Mon May 29 22:31:08 CEST 2006

[Guido]
>>> I think we should do as Thomas proposes: plan to make it an error in
>>> 2.6 (or 2.7 if there's a big outcry, which I don't expect) and accept
>>> it with a warning in 2.5.

[Tim]
>> That's what I arrived at, although 2.4.3's checking behavior is
>> actually so inconsistent that "it" needs some defining (what exactly
>> are we trying to still accept?  e.g., that -1 doesn't trigger "I"
>> complaints but that -1L does above?  that one's surely a bug).

[Guido]
> No, it reflects that (up to 2.3 I believe) 0xffffffff was -1 but
> 0xffffffffL was 4294967295L.

But is it "a bug" _now_?  That's what I mean by "a bug".  To me, this
is simply inexplicable in 2.4 (and 2.5+):

>>> struct.pack("I", -1)  # neither std nor native modes complain
'\xff\xff\xff\xff'
>>> struct.pack(">I", -1)
'\xff\xff\xff\xff'

>>> struct.pack("I", -1L)  # but both complain if the input is long
Traceback (most recent call last):
 File "<stdin>", line 1, in ?
OverflowError: can't convert negative value to unsigned long
>>> struct.pack(">I", -1L)
Traceback (most recent call last):
 File "<stdin>", line 1, in ?
OverflowError: can't convert negative value to unsigned long

Particulary for the standard modes, the behavior also varies across
platforms (i.e., it wasn't true in any version of Python that
0xffffffff == -1 on most 64-bit boxes, and to have "standard mode"
behavior vary according to platform isn't particularly standard :-)).
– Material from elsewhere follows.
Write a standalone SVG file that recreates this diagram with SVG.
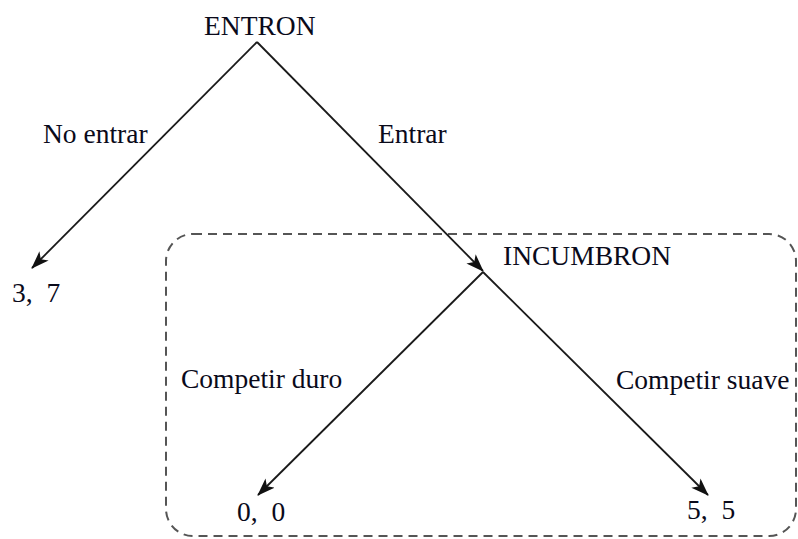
<svg xmlns="http://www.w3.org/2000/svg" width="798" height="539" viewBox="0 0 798 539">
  <style>
    .lbl { font-family: "Liberation Serif", "Times New Roman", serif; font-size: 27.5px; fill: #0a0a1a; white-space: pre; }
    .edge { stroke: #1a1a1a; stroke-width: 1.8; fill: none; marker-end: url(#ah); }
    .box { stroke: #555; stroke-width: 2; fill: none; stroke-dasharray: 9 6; }
  </style>
  <defs>
    <marker id="ah" viewBox="0 0 18 13" refX="17" refY="6.5" markerWidth="18" markerHeight="13" orient="auto" markerUnits="userSpaceOnUse">
      <path d="M0,0 L18,6.5 L0,13 L4.5,6.5 z" fill="#111"/>
    </marker>
  </defs>
  <rect class="box" x="166" y="234" width="630" height="302" rx="27" ry="27"/>
  <g id="connectors">
    <line class="edge" x1="257" y1="42" x2="32" y2="268"/>
    <line class="edge" x1="257" y1="42" x2="483" y2="271"/>
    <line class="edge" x1="483" y1="272" x2="258" y2="495"/>
    <line class="edge" x1="483" y1="272" x2="708" y2="495"/>
  </g>
  <g id="entron"><text class="lbl" x="204" y="35">ENTRON</text></g>
  <g id="incumbron"><text class="lbl" x="503" y="265">INCUMBRON</text></g>
  <g id="payoff-37"><text class="lbl" x="12" y="302" xml:space="preserve">3,  7</text></g>
  <g id="payoff-00"><text class="lbl" x="237" y="521" xml:space="preserve">0,  0</text></g>
  <g id="payoff-55"><text class="lbl" x="687" y="519" xml:space="preserve">5,  5</text></g>
  <g id="edge-labels">
    <text class="lbl" x="43" y="143">No entrar</text>
    <text class="lbl" x="378" y="143">Entrar</text>
    <text class="lbl" x="181" y="388">Competir duro</text>
    <text class="lbl" x="616" y="389">Competir suave</text>
  </g>
</svg>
>> To be clear, Thomas proposed "accepting it" (whatever that means) until 3.0.

> Fine with me.

So who has a definition for what "it" means?  I don't.  Does every
glitch have to be reproduced across the cross product of platform X
format-code X input-type X native-vs-standard X
direction-of-out-of-range?

Or would people be happier if struct simply never checked for
out-of-bounds?  At least the latter is doable with finite effort, and
is also explainable ("for an integral code of N bytes, pack() stores
the least-significant N bytes of the input viewed as a 2's-complement
integer").  I'd be happier with that than with something that can't be
explained short of exhaustive listing of cases across 5 dimensions.
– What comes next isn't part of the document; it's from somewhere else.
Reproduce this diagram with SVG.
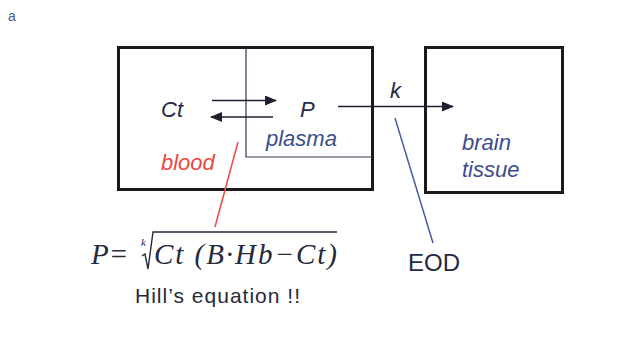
<svg xmlns="http://www.w3.org/2000/svg" width="629" height="346" viewBox="0 0 629 346">
<defs>
<marker id="ah" markerWidth="12" markerHeight="10" refX="11" refY="5" orient="auto" markerUnits="userSpaceOnUse">
<path d="M0,0 L12,5 L0,10 Z" fill="#1e2030"/>
</marker>
<style>
.box{fill:none;stroke:#1a1a1a;stroke-width:3}
.thin{fill:none;stroke:#2e3850;stroke-width:1.2}
.arr{stroke:#1e2030;stroke-width:1.6;fill:none}
.lbl{font-family:"Liberation Sans",Arial,sans-serif;font-style:italic;font-size:22px}
.dark{fill:#262a45}
.blue{fill:#3b4c8c}
.red{fill:#ea4a42}
.eq{font-family:"Liberation Serif","Times New Roman",serif;font-style:italic;font-size:29px;fill:#262a3a}
</style>
</defs>
<rect width="629" height="346" fill="#ffffff"/>
<text x="8" y="21" font-family="Liberation Sans,Arial,sans-serif" font-size="14" fill="#4a5a8a">a</text>
<g id="blood">
<rect class="box" x="118.5" y="47.5" width="254" height="142"/>
<text class="lbl red" x="161" y="170">blood</text>
</g>
<g id="plasma">
<polyline class="thin" points="246,48 246,157 372,157"/>
<text class="lbl blue" x="266" y="146">plasma</text>
</g>
<g id="brain">
<rect class="box" x="425.5" y="47.5" width="137" height="145"/>
<text class="lbl blue" x="462" y="150">brain</text>
<text class="lbl blue" x="462" y="177">tissue</text>
</g>
<g id="ct"><text class="lbl dark" x="161" y="117">Ct</text></g>
<g id="p"><text class="lbl dark" x="300" y="117">P</text></g>
<g id="connectors">
<line class="arr" x1="212" y1="100.5" x2="276" y2="100.5" marker-end="url(#ah)"/>
<line class="arr" x1="273" y1="117" x2="211" y2="117" marker-end="url(#ah)"/>
<line class="arr" x1="338" y1="106.5" x2="453" y2="106.5" marker-end="url(#ah)"/>
<line x1="395" y1="118" x2="433" y2="243" stroke="#4a5aa0" stroke-width="1.5"/>
<line x1="238" y1="142" x2="215" y2="227" stroke="#ea4a42" stroke-width="1.5"/>
</g>
<text class="lbl dark" x="390" y="98">k</text>
<g id="eod"><text x="408" y="271" font-family="Liberation Sans,Arial,sans-serif" font-size="24" fill="#262a45">EOD</text></g>
<g id="equation">
<text class="eq" x="91" y="264">P=</text>
<text x="141" y="246" font-family="Liberation Serif,serif" font-style="italic" font-size="11" fill="#262a3a">k</text>
<polyline points="142,256 145,254 148,269 153,232 337,232" fill="none" stroke="#262a3a" stroke-width="1.4"/>
<text class="eq" x="154" y="264" textLength="183" lengthAdjust="spacing">Ct (B·Hb−Ct)</text>
<text x="135" y="303" font-family="Liberation Sans,Arial,sans-serif" font-size="21" fill="#262a3a" textLength="165" lengthAdjust="spacing">Hill’s equation !!</text>
</g>
</svg>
Ditto with saying that for an integral type using N bytes, pack()
accepts any integer in -(2**(8*N-1)) through 2**(8*N)-1, complains
outside that range, and makes no complaining distinctions based on
platform, input type, standard-vs-native mode, signed-or-unsigned
format code, or direction of out-of-range.  That's also explainable.